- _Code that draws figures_
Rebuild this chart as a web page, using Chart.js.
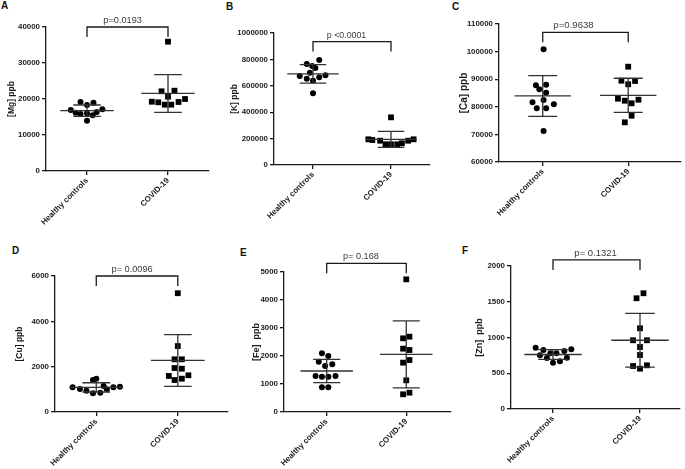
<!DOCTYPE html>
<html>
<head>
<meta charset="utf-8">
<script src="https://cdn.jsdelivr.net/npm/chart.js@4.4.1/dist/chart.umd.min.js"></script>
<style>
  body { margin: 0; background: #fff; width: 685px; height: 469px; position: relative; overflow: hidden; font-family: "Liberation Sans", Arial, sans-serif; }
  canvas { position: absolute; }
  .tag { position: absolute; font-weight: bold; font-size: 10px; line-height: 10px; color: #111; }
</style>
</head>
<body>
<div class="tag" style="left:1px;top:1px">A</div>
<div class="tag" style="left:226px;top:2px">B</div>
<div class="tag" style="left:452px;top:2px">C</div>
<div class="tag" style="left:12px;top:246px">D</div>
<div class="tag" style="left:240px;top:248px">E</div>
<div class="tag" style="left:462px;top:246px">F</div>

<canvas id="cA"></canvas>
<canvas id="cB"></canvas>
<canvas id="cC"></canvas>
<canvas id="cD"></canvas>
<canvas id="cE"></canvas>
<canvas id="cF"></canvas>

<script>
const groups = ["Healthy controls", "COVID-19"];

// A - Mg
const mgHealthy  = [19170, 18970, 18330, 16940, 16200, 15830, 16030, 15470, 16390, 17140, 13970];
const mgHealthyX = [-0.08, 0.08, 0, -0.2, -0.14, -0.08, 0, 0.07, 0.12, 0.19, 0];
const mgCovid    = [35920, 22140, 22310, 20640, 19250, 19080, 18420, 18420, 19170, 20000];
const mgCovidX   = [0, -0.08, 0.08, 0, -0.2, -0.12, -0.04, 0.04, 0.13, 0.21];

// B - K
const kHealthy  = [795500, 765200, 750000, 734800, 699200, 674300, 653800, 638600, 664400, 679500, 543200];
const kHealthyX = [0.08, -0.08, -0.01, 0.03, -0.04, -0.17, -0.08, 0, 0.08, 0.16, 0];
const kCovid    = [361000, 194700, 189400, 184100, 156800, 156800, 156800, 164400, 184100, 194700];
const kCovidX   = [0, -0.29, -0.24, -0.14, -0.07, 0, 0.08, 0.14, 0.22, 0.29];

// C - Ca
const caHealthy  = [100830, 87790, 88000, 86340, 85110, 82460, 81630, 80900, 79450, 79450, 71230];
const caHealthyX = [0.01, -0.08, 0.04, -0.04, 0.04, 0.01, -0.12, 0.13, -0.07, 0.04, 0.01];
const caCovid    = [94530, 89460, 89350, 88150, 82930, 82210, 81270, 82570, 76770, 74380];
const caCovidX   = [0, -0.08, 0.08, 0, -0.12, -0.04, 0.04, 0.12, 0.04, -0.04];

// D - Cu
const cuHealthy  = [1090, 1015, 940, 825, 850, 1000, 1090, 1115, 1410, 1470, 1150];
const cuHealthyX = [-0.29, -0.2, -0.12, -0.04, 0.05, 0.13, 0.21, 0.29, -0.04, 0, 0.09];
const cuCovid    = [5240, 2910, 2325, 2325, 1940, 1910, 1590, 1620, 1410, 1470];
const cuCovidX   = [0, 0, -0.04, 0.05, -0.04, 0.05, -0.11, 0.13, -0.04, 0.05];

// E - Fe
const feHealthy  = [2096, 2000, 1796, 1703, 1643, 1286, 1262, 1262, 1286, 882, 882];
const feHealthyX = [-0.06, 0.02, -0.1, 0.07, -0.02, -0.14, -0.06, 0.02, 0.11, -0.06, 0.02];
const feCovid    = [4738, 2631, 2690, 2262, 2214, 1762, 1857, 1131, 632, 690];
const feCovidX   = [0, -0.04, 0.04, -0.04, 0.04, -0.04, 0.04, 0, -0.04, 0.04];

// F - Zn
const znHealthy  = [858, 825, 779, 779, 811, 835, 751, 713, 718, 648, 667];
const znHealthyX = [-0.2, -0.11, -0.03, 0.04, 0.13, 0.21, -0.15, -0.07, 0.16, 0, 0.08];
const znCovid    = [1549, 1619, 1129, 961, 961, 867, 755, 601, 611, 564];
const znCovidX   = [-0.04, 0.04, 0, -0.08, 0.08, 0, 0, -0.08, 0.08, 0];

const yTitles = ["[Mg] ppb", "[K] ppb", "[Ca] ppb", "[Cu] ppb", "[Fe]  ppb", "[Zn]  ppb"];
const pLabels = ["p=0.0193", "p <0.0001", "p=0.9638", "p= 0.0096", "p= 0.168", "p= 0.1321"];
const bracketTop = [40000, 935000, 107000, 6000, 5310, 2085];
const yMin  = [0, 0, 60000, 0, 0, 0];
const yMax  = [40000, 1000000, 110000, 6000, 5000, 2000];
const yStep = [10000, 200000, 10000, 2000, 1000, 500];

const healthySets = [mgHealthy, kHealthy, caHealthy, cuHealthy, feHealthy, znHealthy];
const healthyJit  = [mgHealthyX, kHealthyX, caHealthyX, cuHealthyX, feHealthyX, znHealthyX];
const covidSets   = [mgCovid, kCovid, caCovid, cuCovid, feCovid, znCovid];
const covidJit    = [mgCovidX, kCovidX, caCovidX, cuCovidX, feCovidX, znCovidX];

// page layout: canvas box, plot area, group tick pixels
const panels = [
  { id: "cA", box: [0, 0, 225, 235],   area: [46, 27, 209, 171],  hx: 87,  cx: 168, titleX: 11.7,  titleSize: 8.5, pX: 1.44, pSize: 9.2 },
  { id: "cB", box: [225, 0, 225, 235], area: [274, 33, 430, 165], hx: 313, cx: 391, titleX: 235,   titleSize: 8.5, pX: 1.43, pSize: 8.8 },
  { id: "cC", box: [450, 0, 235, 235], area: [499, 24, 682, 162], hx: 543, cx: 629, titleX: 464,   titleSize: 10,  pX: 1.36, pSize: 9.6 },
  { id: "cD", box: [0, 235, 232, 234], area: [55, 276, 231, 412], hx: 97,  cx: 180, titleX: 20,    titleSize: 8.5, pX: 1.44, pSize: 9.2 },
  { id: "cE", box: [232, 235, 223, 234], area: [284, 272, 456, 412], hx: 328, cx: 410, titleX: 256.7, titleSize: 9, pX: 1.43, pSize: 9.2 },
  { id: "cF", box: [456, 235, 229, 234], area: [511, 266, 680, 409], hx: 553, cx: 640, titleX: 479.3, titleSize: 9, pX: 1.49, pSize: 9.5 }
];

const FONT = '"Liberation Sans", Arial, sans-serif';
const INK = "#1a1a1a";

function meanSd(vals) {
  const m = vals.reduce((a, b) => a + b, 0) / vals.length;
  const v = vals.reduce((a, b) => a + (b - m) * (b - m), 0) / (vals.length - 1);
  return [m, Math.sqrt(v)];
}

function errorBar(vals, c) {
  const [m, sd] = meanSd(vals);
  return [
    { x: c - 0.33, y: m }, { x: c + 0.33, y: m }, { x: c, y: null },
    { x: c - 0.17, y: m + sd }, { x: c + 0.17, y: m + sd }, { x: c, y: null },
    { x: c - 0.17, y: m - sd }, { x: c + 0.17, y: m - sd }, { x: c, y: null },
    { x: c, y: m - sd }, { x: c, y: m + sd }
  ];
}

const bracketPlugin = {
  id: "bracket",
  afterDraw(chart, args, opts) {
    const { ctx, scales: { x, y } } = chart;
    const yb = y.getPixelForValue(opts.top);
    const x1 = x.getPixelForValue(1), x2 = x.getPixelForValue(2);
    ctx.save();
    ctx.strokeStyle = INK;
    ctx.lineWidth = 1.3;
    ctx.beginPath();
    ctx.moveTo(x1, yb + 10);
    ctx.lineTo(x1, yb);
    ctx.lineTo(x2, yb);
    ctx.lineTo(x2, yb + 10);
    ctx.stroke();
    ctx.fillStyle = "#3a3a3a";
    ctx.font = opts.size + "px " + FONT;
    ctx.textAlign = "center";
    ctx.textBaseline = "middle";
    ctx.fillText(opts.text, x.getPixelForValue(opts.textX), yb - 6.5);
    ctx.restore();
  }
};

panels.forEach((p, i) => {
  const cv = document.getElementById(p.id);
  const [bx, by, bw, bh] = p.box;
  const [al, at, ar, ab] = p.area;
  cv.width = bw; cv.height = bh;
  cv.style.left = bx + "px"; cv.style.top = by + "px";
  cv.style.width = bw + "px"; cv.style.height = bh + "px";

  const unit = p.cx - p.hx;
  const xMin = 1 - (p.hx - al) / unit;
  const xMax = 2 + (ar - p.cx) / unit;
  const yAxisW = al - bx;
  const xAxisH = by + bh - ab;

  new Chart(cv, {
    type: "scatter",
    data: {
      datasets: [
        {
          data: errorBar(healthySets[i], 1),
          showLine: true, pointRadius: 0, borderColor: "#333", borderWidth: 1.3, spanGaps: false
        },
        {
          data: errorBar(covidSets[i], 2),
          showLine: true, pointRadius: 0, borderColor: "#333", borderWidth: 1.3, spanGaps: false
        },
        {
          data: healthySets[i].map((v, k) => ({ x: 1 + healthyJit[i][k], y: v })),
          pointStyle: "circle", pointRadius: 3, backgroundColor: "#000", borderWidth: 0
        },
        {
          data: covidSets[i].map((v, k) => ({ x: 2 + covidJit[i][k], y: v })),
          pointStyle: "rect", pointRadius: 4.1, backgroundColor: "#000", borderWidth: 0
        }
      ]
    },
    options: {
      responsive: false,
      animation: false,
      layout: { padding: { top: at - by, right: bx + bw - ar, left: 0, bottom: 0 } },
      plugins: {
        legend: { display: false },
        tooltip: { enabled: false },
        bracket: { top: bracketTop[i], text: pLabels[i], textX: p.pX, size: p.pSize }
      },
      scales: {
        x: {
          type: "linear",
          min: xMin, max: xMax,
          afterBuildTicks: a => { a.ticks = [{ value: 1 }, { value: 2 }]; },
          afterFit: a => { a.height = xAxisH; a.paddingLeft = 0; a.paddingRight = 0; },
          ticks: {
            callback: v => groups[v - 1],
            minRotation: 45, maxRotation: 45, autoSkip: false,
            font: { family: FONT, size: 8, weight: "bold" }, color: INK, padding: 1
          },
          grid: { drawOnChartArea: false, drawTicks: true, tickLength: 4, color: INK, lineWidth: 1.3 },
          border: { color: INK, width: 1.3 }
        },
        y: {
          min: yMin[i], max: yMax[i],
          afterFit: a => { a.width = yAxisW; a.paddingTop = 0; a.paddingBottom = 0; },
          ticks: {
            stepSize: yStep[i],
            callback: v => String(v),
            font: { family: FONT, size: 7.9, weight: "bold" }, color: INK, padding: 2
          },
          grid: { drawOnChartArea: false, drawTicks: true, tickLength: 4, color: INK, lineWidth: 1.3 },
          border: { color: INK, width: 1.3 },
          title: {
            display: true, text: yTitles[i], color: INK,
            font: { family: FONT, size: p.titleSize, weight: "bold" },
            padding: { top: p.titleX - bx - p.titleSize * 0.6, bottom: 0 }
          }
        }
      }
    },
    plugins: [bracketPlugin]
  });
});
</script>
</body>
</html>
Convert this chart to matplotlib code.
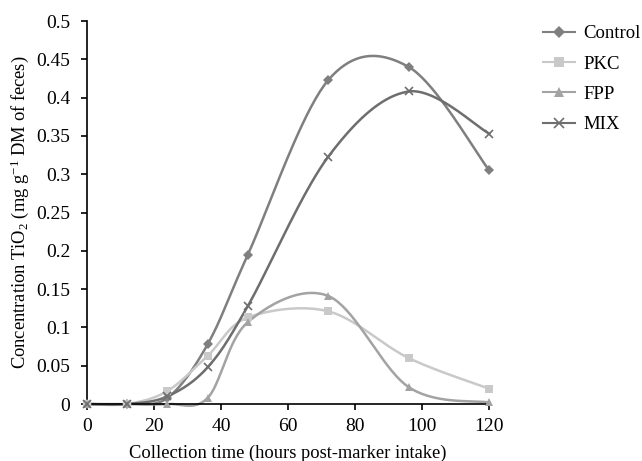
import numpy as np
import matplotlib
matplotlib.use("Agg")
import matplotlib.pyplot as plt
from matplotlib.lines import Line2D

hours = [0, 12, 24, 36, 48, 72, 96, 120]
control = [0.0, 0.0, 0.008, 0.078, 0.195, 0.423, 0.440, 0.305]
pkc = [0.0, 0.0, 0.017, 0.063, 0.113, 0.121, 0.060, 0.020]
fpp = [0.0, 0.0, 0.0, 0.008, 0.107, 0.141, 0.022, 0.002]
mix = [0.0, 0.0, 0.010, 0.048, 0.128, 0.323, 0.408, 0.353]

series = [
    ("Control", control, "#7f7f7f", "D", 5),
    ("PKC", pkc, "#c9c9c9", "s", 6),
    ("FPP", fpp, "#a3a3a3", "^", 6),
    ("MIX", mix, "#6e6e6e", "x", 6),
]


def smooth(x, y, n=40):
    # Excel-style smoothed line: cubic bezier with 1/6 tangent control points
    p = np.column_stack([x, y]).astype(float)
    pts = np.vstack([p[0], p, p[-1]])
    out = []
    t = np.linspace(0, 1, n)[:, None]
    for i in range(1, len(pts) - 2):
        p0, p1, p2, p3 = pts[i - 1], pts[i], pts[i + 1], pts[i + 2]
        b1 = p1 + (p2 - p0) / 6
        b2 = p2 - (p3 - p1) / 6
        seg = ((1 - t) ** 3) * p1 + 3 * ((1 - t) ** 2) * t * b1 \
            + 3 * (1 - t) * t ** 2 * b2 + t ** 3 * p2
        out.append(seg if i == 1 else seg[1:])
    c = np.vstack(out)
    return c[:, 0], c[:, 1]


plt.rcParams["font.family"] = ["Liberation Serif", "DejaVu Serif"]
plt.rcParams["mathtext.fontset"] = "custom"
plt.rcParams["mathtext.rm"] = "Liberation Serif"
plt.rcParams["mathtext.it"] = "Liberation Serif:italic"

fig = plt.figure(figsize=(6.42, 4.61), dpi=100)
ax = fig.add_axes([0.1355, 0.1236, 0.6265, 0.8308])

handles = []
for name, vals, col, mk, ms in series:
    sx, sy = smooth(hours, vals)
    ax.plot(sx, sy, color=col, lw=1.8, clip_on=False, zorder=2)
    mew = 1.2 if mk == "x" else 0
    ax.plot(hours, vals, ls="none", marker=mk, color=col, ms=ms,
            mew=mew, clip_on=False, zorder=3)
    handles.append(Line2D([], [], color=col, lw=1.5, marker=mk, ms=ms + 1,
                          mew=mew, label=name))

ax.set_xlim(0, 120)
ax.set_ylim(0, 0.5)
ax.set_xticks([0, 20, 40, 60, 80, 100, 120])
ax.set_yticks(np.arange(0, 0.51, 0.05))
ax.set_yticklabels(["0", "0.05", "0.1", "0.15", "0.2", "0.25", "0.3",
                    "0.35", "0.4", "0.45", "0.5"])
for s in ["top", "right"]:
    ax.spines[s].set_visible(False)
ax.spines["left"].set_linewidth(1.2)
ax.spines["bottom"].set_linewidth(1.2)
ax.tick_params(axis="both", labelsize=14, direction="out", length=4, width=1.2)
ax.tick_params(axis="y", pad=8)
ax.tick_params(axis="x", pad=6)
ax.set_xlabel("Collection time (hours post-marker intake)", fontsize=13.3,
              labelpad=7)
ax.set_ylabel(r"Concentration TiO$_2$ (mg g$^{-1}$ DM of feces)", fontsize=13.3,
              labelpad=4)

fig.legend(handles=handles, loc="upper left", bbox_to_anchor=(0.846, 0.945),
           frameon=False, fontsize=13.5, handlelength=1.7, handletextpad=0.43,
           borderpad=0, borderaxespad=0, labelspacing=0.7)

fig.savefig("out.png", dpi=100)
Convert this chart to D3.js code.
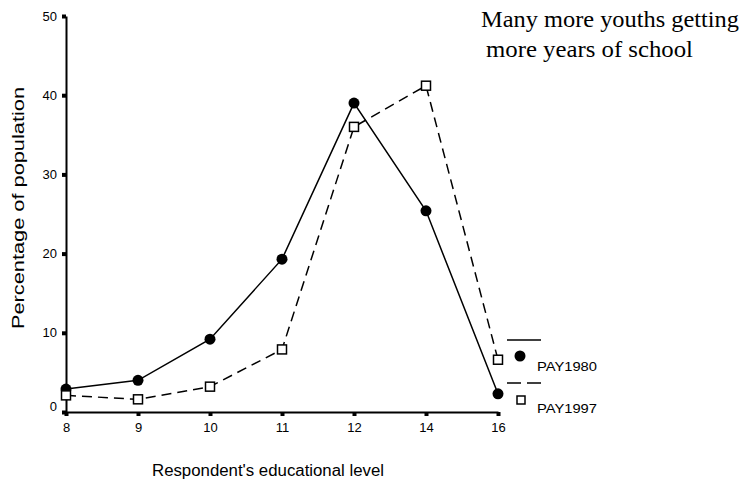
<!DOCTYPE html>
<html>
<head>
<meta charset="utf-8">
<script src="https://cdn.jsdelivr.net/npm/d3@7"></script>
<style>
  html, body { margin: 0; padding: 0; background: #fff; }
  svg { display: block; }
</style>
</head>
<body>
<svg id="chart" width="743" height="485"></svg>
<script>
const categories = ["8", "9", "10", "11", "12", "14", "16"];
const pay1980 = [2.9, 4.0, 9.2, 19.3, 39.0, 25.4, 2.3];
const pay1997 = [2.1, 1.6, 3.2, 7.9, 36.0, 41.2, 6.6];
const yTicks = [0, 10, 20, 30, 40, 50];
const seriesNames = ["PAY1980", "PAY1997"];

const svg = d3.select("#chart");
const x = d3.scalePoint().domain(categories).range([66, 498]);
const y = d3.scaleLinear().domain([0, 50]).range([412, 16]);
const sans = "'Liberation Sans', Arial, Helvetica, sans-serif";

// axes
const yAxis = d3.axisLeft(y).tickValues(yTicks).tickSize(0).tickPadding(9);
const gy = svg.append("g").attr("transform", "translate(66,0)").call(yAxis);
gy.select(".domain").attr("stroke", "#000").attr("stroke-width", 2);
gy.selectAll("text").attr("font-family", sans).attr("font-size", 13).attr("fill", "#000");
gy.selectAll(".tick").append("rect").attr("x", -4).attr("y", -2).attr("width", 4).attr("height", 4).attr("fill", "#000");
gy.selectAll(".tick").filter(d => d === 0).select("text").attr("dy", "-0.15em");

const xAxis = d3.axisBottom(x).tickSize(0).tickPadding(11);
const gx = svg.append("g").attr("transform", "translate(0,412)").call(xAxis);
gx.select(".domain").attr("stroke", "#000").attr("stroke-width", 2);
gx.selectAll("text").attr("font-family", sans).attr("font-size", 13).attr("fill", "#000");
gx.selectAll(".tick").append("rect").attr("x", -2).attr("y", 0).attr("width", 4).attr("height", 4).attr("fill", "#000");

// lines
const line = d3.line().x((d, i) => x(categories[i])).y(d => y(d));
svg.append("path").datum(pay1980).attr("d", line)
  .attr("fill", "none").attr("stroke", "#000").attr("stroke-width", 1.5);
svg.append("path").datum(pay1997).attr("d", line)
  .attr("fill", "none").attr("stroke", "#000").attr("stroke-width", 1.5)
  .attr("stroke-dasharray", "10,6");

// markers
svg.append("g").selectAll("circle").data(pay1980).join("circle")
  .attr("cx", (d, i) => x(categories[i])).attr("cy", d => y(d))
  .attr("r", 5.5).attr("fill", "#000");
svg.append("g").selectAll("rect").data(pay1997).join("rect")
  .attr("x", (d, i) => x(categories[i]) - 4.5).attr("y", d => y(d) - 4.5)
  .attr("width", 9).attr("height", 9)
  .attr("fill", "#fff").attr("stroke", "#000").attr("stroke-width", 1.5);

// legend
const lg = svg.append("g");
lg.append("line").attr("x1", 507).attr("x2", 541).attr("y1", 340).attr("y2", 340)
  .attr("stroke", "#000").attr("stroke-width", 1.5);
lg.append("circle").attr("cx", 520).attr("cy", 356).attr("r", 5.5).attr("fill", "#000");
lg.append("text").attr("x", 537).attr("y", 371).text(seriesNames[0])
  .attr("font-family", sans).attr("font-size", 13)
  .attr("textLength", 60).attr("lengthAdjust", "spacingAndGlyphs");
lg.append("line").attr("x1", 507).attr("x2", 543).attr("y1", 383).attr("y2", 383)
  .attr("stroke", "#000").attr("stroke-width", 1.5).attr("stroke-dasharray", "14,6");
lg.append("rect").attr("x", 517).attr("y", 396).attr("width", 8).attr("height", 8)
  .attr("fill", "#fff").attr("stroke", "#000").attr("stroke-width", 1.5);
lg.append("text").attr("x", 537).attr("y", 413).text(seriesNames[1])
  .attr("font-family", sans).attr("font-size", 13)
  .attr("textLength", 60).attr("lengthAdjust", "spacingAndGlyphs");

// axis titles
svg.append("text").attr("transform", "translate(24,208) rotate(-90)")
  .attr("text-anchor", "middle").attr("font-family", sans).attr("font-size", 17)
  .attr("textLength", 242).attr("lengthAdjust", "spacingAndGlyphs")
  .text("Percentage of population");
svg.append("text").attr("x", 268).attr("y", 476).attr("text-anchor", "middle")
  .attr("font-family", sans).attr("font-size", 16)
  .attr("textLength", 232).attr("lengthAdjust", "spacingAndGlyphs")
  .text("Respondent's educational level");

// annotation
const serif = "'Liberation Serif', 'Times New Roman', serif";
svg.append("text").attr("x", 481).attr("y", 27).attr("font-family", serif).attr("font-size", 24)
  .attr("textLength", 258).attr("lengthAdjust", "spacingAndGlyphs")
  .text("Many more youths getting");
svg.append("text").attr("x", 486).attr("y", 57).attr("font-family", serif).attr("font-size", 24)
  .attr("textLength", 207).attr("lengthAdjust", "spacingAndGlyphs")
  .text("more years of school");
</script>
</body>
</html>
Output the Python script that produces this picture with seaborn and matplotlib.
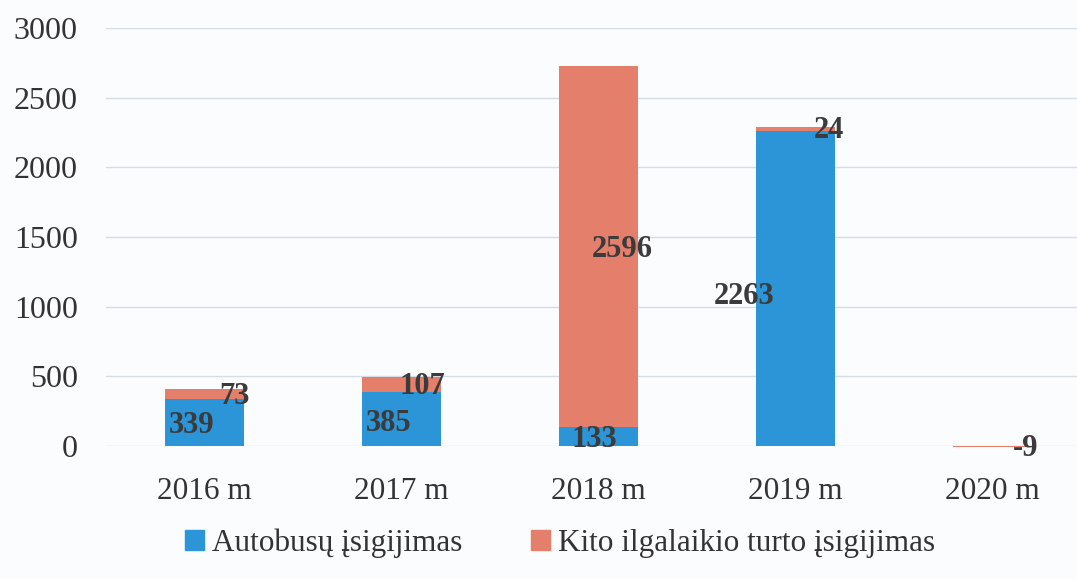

- _Short problem_
All lines above from the one containing "Convert this chart to matplotlib code." through the one containing "mew=mew, label=name))" are to be quoted exactly, and only those; pictures are left out.

- _Response to the task_
Convert this chart to matplotlib code.
import numpy as np
import matplotlib
matplotlib.use("Agg")
import matplotlib.pyplot as plt
from matplotlib.lines import Line2D

hours = [0, 12, 24, 36, 48, 72, 96, 120]
control = [0.0, 0.0, 0.008, 0.078, 0.195, 0.423, 0.440, 0.305]
pkc = [0.0, 0.0, 0.017, 0.063, 0.113, 0.121, 0.060, 0.020]
fpp = [0.0, 0.0, 0.0, 0.008, 0.107, 0.141, 0.022, 0.002]
mix = [0.0, 0.0, 0.010, 0.048, 0.128, 0.323, 0.408, 0.353]

series = [
    ("Control", control, "#7f7f7f", "D", 5),
    ("PKC", pkc, "#c9c9c9", "s", 6),
    ("FPP", fpp, "#a3a3a3", "^", 6),
    ("MIX", mix, "#6e6e6e", "x", 6),
]


def smooth(x, y, n=40):
    # Excel-style smoothed line: cubic bezier with 1/6 tangent control points
    p = np.column_stack([x, y]).astype(float)
    pts = np.vstack([p[0], p, p[-1]])
    out = []
    t = np.linspace(0, 1, n)[:, None]
    for i in range(1, len(pts) - 2):
        p0, p1, p2, p3 = pts[i - 1], pts[i], pts[i + 1], pts[i + 2]
        b1 = p1 + (p2 - p0) / 6
        b2 = p2 - (p3 - p1) / 6
        seg = ((1 - t) ** 3) * p1 + 3 * ((1 - t) ** 2) * t * b1 \
            + 3 * (1 - t) * t ** 2 * b2 + t ** 3 * p2
        out.append(seg if i == 1 else seg[1:])
    c = np.vstack(out)
    return c[:, 0], c[:, 1]


plt.rcParams["font.family"] = ["Liberation Serif", "DejaVu Serif"]
plt.rcParams["mathtext.fontset"] = "custom"
plt.rcParams["mathtext.rm"] = "Liberation Serif"
plt.rcParams["mathtext.it"] = "Liberation Serif:italic"

fig = plt.figure(figsize=(6.42, 4.61), dpi=100)
ax = fig.add_axes([0.1355, 0.1236, 0.6265, 0.8308])

handles = []
for name, vals, col, mk, ms in series:
    sx, sy = smooth(hours, vals)
    ax.plot(sx, sy, color=col, lw=1.8, clip_on=False, zorder=2)
    mew = 1.2 if mk == "x" else 0
    ax.plot(hours, vals, ls="none", marker=mk, color=col, ms=ms,
            mew=mew, clip_on=False, zorder=3)
    handles.append(Line2D([], [], color=col, lw=1.5, marker=mk, ms=ms + 1,
                          mew=mew, label=name))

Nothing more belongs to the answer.